[Requirements]
Only the lines from the start of the data below through the line that contains "import datetime as dt" are to be copied, exactly and without pictures.

═══

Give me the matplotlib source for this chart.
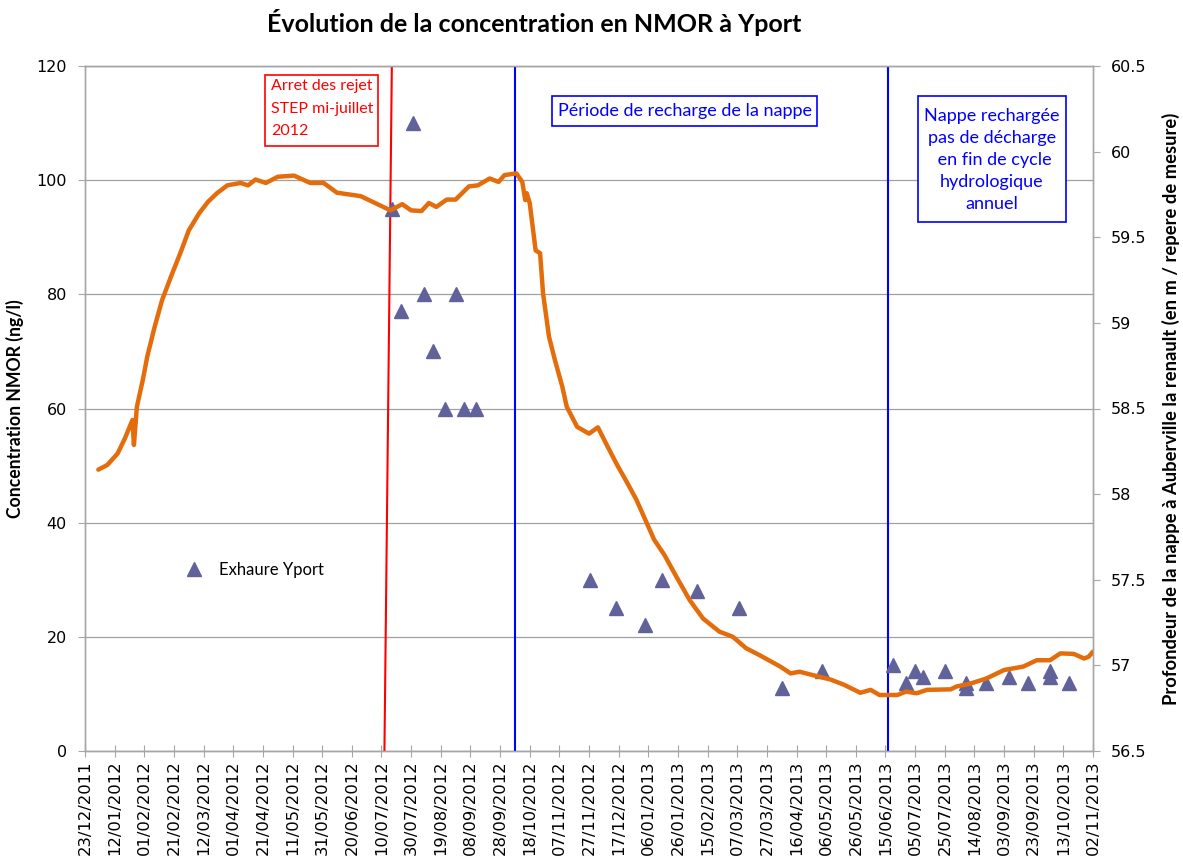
import matplotlib
matplotlib.use("Agg")
import matplotlib.pyplot as plt
import matplotlib.dates as mdates
from matplotlib.patches import Rectangle
import datetime as dt

# ---------------- data ----------------
title = "Évolution de la concentration en NMOR à Yport"
ylabel_left = "Concentration NMOR (ng/l)"
ylabel_right = "Profondeur de la nappe à Auberville la renault (en m / repere de mesure)"
legend_label = "Exhaure Yport"

# groundwater depth (right axis, m)
nappe_dates = [
    "2012-01-01", "2012-01-07", "2012-01-14", "2012-01-19", "2012-01-24", "2012-01-25",
    "2012-01-27", "2012-01-31", "2012-02-03", "2012-02-08", "2012-02-13", "2012-02-19",
    "2012-02-26", "2012-03-02", "2012-03-09", "2012-03-15", "2012-03-21", "2012-03-28",
    "2012-04-06", "2012-04-11", "2012-04-16", "2012-04-23", "2012-05-01", "2012-05-12",
    "2012-05-23", "2012-06-01", "2012-06-10", "2012-06-26", "2012-07-04", "2012-07-16",
    "2012-07-24", "2012-07-30", "2012-08-06", "2012-08-11", "2012-08-16", "2012-08-23",
    "2012-08-29", "2012-09-07", "2012-09-13", "2012-09-21", "2012-09-27", "2012-10-01",
    "2012-10-09", "2012-10-13", "2012-10-15", "2012-10-16", "2012-10-18", "2012-10-22",
    "2012-10-25", "2012-10-27", "2012-10-31", "2012-11-04", "2012-11-09", "2012-11-12",
    "2012-11-19", "2012-11-27", "2012-12-03", "2012-12-09", "2012-12-16", "2012-12-23",
    "2012-12-29", "2013-01-04", "2013-01-10", "2013-01-17", "2013-01-25", "2013-02-03",
    "2013-02-12", "2013-02-23", "2013-03-04", "2013-03-13", "2013-03-22", "2013-04-05",
    "2013-04-12", "2013-04-18", "2013-04-27", "2013-05-09", "2013-05-18", "2013-05-29",
    "2013-06-05", "2013-06-11", "2013-06-23", "2013-06-29", "2013-07-06", "2013-07-13",
    "2013-07-29", "2013-08-02", "2013-08-11", "2013-08-22", "2013-09-03", "2013-09-16",
    "2013-09-25", "2013-10-04", "2013-10-11", "2013-10-20", "2013-10-27", "2013-10-30",
    "2013-11-02",
]
nappe_depth = [
    58.143, 58.170, 58.237, 58.327, 58.433, 58.287,
    58.510, 58.667, 58.803, 58.977, 59.133, 59.270,
    59.423, 59.540, 59.640, 59.707, 59.757, 59.803,
    59.817, 59.803, 59.837, 59.817, 59.853, 59.860,
    59.817, 59.817, 59.760, 59.740, 59.707, 59.657,
    59.693, 59.657, 59.653, 59.700, 59.677, 59.720,
    59.720, 59.797, 59.803, 59.843, 59.823, 59.863,
    59.873, 59.823, 59.717, 59.757, 59.700, 59.423,
    59.407, 59.173, 58.920, 58.783, 58.627, 58.510,
    58.393, 58.353, 58.390, 58.287, 58.170, 58.063,
    57.967, 57.850, 57.733, 57.643, 57.517, 57.380,
    57.273, 57.197, 57.167, 57.100, 57.060, 56.993,
    56.953, 56.963, 56.943, 56.917, 56.887, 56.840,
    56.857, 56.827, 56.827, 56.847, 56.837, 56.857,
    56.860, 56.877, 56.893, 56.923, 56.973, 56.993,
    57.030, 57.030, 57.070, 57.067, 57.040, 57.050,
    57.080,
]

# NMOR concentration at Exhaure Yport (left axis, ng/l)
exhaure_dates = [
    "2012-07-17", "2012-07-23", "2012-07-31", "2012-08-08", "2012-08-14", "2012-08-22",
    "2012-08-29", "2012-09-04", "2012-09-12", "2012-11-28", "2012-12-15", "2013-01-04",
    "2013-01-15", "2013-02-08", "2013-03-08", "2013-04-06", "2013-05-03", "2013-06-20",
    "2013-06-29", "2013-07-05", "2013-07-10", "2013-07-25", "2013-08-08", "2013-08-08",
    "2013-08-22", "2013-09-06", "2013-09-19", "2013-10-04", "2013-10-04", "2013-10-17",
]
exhaure_conc = [
    95, 77, 110, 80, 70, 60,
    80, 60, 60, 30, 25, 22,
    30, 28, 25, 11, 14, 15,
    12, 14, 13, 14, 12, 11,
    12, 13, 12, 14, 13, 12,
]

# reference dates
arret_rejet = ("2012-07-12", "2012-07-17")   # slanted red line (bottom, top)
debut_recharge = "2012-10-08"
nappe_rechargee = "2013-06-17"

x_start = "2011-12-23"
x_end = "2013-11-02"
tick_step_days = 20

left_ylim = (0, 120)
left_ticks = [0, 20, 40, 60, 80, 100, 120]
right_ylim = (56.5, 60.5)
right_ticks = [56.5, 57, 57.5, 58, 58.5, 59, 59.5, 60, 60.5]

# ---------------- figure ----------------
def d(s):
    return dt.datetime.strptime(s, "%Y-%m-%d")

TXT = ["Lato", "DejaVu Sans"]
plt.rcParams["font.family"] = ["DejaVu Sans"]

fig = plt.figure(figsize=(11.83, 8.61), dpi=100)
ax = fig.add_axes([85 / 1183, 1 - 751 / 861, (1093 - 85) / 1183, (751 - 66) / 861])
ax2 = ax.twinx()

grid_c = "#A0A0A0"
spine_c = "#A6A6A6"

ax.set_ylim(*left_ylim)
ax.set_yticks(left_ticks)
ax2.set_ylim(*right_ylim)
ax2.set_yticks(right_ticks)
ax2.set_yticklabels([("%g" % v) for v in right_ticks])

ax.set_xlim(d(x_start), d(x_end))
ticks = []
t = d(x_start)
while t <= d(x_end):
    ticks.append(t)
    t += dt.timedelta(days=tick_step_days)
ax.set_xticks(ticks)
ax.xaxis.set_major_formatter(mdates.DateFormatter("%d/%m/%Y"))
for lab in ax.get_xticklabels():
    lab.set_rotation(90)

ax.yaxis.grid(True, color=grid_c, linewidth=0.9)
ax.set_axisbelow(True)

for a in (ax, ax2):
    for s in a.spines.values():
        s.set_color(spine_c)
        s.set_linewidth(1.0)
ax.tick_params(axis="x", direction="inout", length=8, color=spine_c, labelsize=11.8, pad=3)
ax.tick_params(axis="y", direction="out", length=5, color=spine_c, labelsize=11.5, pad=8)
ax2.tick_params(axis="y", direction="out", length=5, color=spine_c, labelsize=11.5, pad=8)

# vertical reference lines
ax.plot([d(arret_rejet[0]), d(arret_rejet[1])], [left_ylim[0], left_ylim[1]],
        color="#FF0000", linewidth=1.5, zorder=3)
ax.axvline(d(debut_recharge), color="#0000FF", linewidth=1.5, zorder=3)
ax.axvline(d(nappe_rechargee), color="#0000FF", linewidth=1.5, zorder=3)

# exhaure triangles
ax.plot([d(s) for s in exhaure_dates], exhaure_conc, linestyle="none", marker="^",
        markersize=10.5, color="#62629A", markeredgecolor="#62629A", label=legend_label,
        zorder=4)

# groundwater line
ax2.plot([d(s) for s in nappe_dates], nappe_depth, color="#E46C0A", linewidth=3.2,
         solid_joinstyle="round", solid_capstyle="round", zorder=5)

# labels
fig.text(534 / 1183, 1 - 22 / 861, title, ha="center", va="center", fontsize=18,
         fontweight="bold", family=TXT)
ax.set_ylabel(ylabel_left, fontsize=12.7, fontweight="bold", family=TXT, labelpad=9)
ax2.set_ylabel(ylabel_right, fontsize=13.2, fontweight="bold", family=TXT, labelpad=11)

leg = ax.legend(loc="center left", bbox_to_anchor=(0.092, 0.264), frameon=False,
                borderpad=0, handlelength=1.0, handletextpad=1.0, numpoints=1,
                prop={"family": TXT, "size": 12})

# annotation boxes
def fx(px):
    return (px - 85) / 1008

def fy(py):
    return (751 - py) / 685

def box(x0, x1, ytop, ybot, color):
    ax.add_patch(Rectangle((fx(x0), fy(ybot)), fx(x1) - fx(x0), fy(ytop) - fy(ybot),
                           transform=ax.transAxes, facecolor="white", edgecolor=color,
                           linewidth=1.2, zorder=6))

box(265, 378, 75, 146, "#FF0000")
ax.text(fx(271), fy(108.5), "Arret des rejet\nSTEP mi-juillet\n2012", transform=ax.transAxes,
        ha="left", va="center", color="#FF0000", fontsize=11.5, family=TXT,
        linespacing=1.75, zorder=7)

box(552, 817, 96, 126, "#0000FF")
ax.text(fx(684.5), fy(111), "Période de recharge de la nappe", transform=ax.transAxes,
        ha="center", va="center", color="#0000FF", fontsize=13, family=TXT, zorder=7)

box(918, 1066, 96, 222, "#0000FF")
ax.text(fx(992), fy(160), "Nappe rechargée\npas de décharge\n en fin de cycle\nhydrologique\nannuel",
        transform=ax.transAxes, ha="center", va="center", multialignment="center",
        color="#0000FF", fontsize=13, family=TXT, linespacing=1.48, zorder=7)

fig.savefig("out.png", dpi=100)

═══

[Answer for this exercise]
Give me the matplotlib source for this chart.
import matplotlib
matplotlib.use("Agg")
import matplotlib.pyplot as plt
import matplotlib.dates as mdates
from matplotlib.patches import Rectangle
import datetime as dt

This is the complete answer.